Without including the pictures, copy out every line below.

Code that draws figures:
______
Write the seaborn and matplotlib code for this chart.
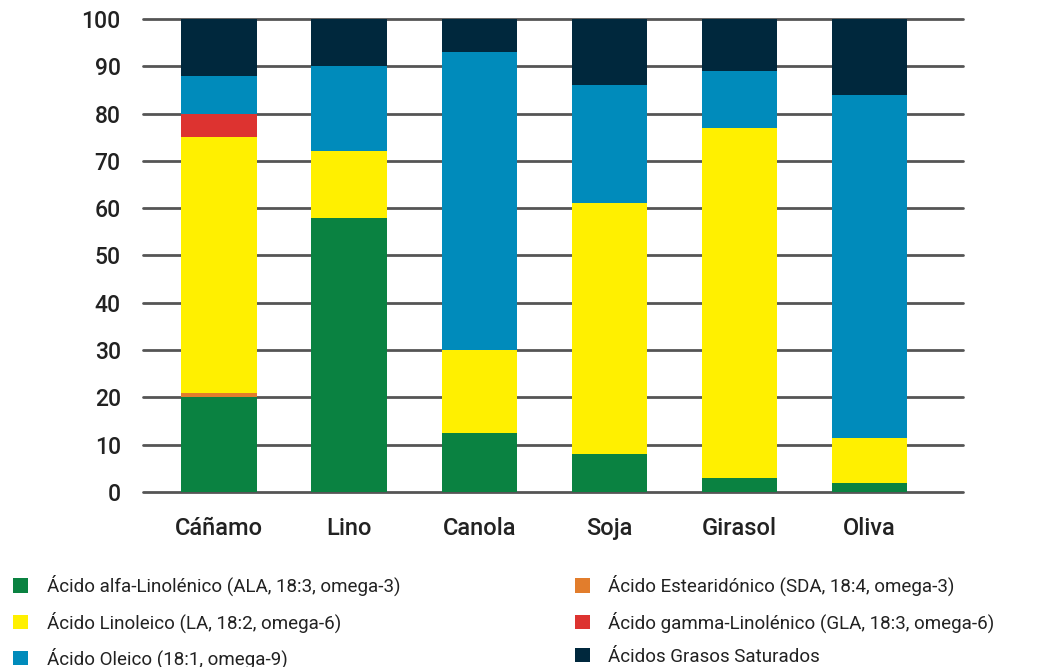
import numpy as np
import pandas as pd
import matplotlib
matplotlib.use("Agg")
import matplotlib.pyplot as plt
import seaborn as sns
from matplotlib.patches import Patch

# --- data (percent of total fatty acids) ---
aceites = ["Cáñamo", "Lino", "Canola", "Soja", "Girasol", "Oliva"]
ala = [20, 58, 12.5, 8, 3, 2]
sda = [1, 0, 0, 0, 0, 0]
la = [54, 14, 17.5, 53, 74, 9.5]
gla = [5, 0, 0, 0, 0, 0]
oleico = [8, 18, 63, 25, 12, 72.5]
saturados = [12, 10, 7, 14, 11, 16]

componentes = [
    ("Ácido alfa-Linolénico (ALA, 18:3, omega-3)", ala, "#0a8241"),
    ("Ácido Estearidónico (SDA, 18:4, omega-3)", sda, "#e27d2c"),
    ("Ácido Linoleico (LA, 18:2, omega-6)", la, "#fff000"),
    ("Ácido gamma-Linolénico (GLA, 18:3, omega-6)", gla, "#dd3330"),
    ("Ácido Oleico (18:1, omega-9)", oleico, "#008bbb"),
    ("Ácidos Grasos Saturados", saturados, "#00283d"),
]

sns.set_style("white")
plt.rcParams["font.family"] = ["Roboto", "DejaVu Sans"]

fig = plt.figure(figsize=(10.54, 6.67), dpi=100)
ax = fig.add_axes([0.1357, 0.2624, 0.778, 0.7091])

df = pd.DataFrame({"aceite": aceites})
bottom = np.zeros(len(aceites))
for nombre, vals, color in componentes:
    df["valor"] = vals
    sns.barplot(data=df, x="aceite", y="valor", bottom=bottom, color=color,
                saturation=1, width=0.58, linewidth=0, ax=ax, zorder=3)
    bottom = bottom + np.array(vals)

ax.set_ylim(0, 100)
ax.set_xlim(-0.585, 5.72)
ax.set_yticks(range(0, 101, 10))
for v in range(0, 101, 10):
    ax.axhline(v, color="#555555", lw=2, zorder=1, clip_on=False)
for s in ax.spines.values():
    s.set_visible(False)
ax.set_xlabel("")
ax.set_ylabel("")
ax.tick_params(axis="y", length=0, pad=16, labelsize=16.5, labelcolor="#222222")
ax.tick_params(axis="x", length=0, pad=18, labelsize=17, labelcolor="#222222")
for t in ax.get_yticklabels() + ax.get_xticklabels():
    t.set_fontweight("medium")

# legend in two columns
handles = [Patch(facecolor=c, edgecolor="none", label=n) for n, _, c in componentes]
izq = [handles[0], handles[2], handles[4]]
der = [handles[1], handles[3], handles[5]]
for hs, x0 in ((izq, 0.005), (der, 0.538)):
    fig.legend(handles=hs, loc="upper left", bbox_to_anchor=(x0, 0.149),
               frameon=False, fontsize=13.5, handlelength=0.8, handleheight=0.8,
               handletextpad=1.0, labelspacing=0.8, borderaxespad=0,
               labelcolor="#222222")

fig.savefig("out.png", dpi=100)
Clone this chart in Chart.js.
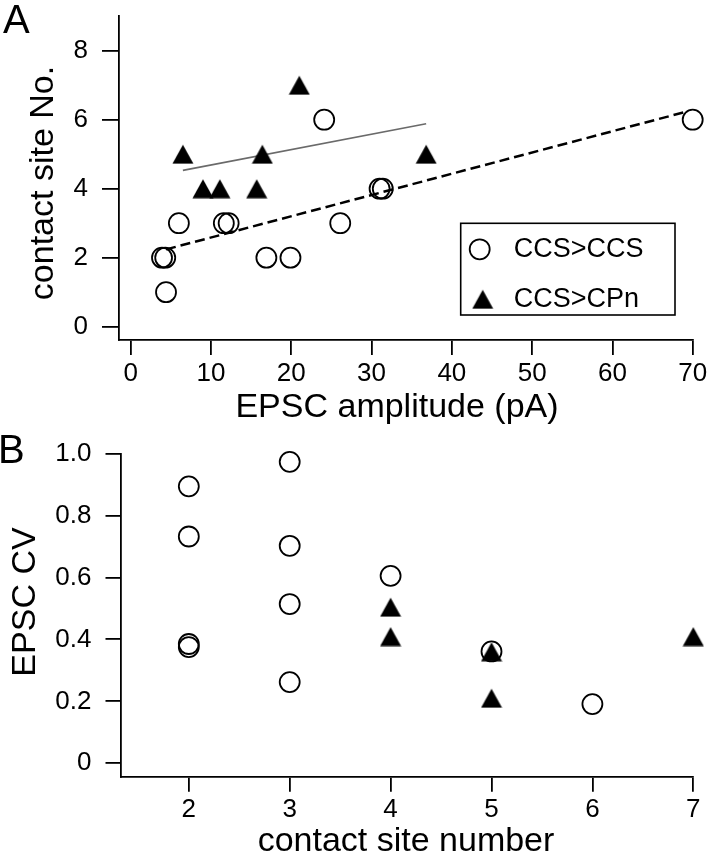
______
> Response
Write the seaborn and matplotlib code for this chart.
import numpy as np
import pandas as pd
import matplotlib
matplotlib.use("Agg")
import matplotlib.pyplot as plt
import seaborn as sns
from matplotlib.patches import Patch

# --- data (percent of total fatty acids) ---
aceites = ["Cáñamo", "Lino", "Canola", "Soja", "Girasol", "Oliva"]
ala = [20, 58, 12.5, 8, 3, 2]
sda = [1, 0, 0, 0, 0, 0]
la = [54, 14, 17.5, 53, 74, 9.5]
gla = [5, 0, 0, 0, 0, 0]
oleico = [8, 18, 63, 25, 12, 72.5]
saturados = [12, 10, 7, 14, 11, 16]

componentes = [
    ("Ácido alfa-Linolénico (ALA, 18:3, omega-3)", ala, "#0a8241"),
    ("Ácido Estearidónico (SDA, 18:4, omega-3)", sda, "#e27d2c"),
    ("Ácido Linoleico (LA, 18:2, omega-6)", la, "#fff000"),
    ("Ácido gamma-Linolénico (GLA, 18:3, omega-6)", gla, "#dd3330"),
    ("Ácido Oleico (18:1, omega-9)", oleico, "#008bbb"),
    ("Ácidos Grasos Saturados", saturados, "#00283d"),
]

sns.set_style("white")
plt.rcParams["font.family"] = ["Roboto", "DejaVu Sans"]

fig = plt.figure(figsize=(10.54, 6.67), dpi=100)
ax = fig.add_axes([0.1357, 0.2624, 0.778, 0.7091])

df = pd.DataFrame({"aceite": aceites})
bottom = np.zeros(len(aceites))
for nombre, vals, color in componentes:
    df["valor"] = vals
    sns.barplot(data=df, x="aceite", y="valor", bottom=bottom, color=color,
                saturation=1, width=0.58, linewidth=0, ax=ax, zorder=3)
    bottom = bottom + np.array(vals)

ax.set_ylim(0, 100)
ax.set_xlim(-0.585, 5.72)
ax.set_yticks(range(0, 101, 10))
for v in range(0, 101, 10):
    ax.axhline(v, color="#555555", lw=2, zorder=1, clip_on=False)
for s in ax.spines.values():
    s.set_visible(False)
ax.set_xlabel("")
ax.set_ylabel("")
ax.tick_params(axis="y", length=0, pad=16, labelsize=16.5, labelcolor="#222222")
ax.tick_params(axis="x", length=0, pad=18, labelsize=17, labelcolor="#222222")
for t in ax.get_yticklabels() + ax.get_xticklabels():
    t.set_fontweight("medium")

# legend in two columns
handles = [Patch(facecolor=c, edgecolor="none", label=n) for n, _, c in componentes]
izq = [handles[0], handles[2], handles[4]]
der = [handles[1], handles[3], handles[5]]
for hs, x0 in ((izq, 0.005), (der, 0.538)):
    fig.legend(handles=hs, loc="upper left", bbox_to_anchor=(x0, 0.149),
               frameon=False, fontsize=13.5, handlelength=0.8, handleheight=0.8,
               handletextpad=1.0, labelspacing=0.8, borderaxespad=0,
               labelcolor="#222222")

fig.savefig("out.png", dpi=100)
Clone this chart in Chart.js.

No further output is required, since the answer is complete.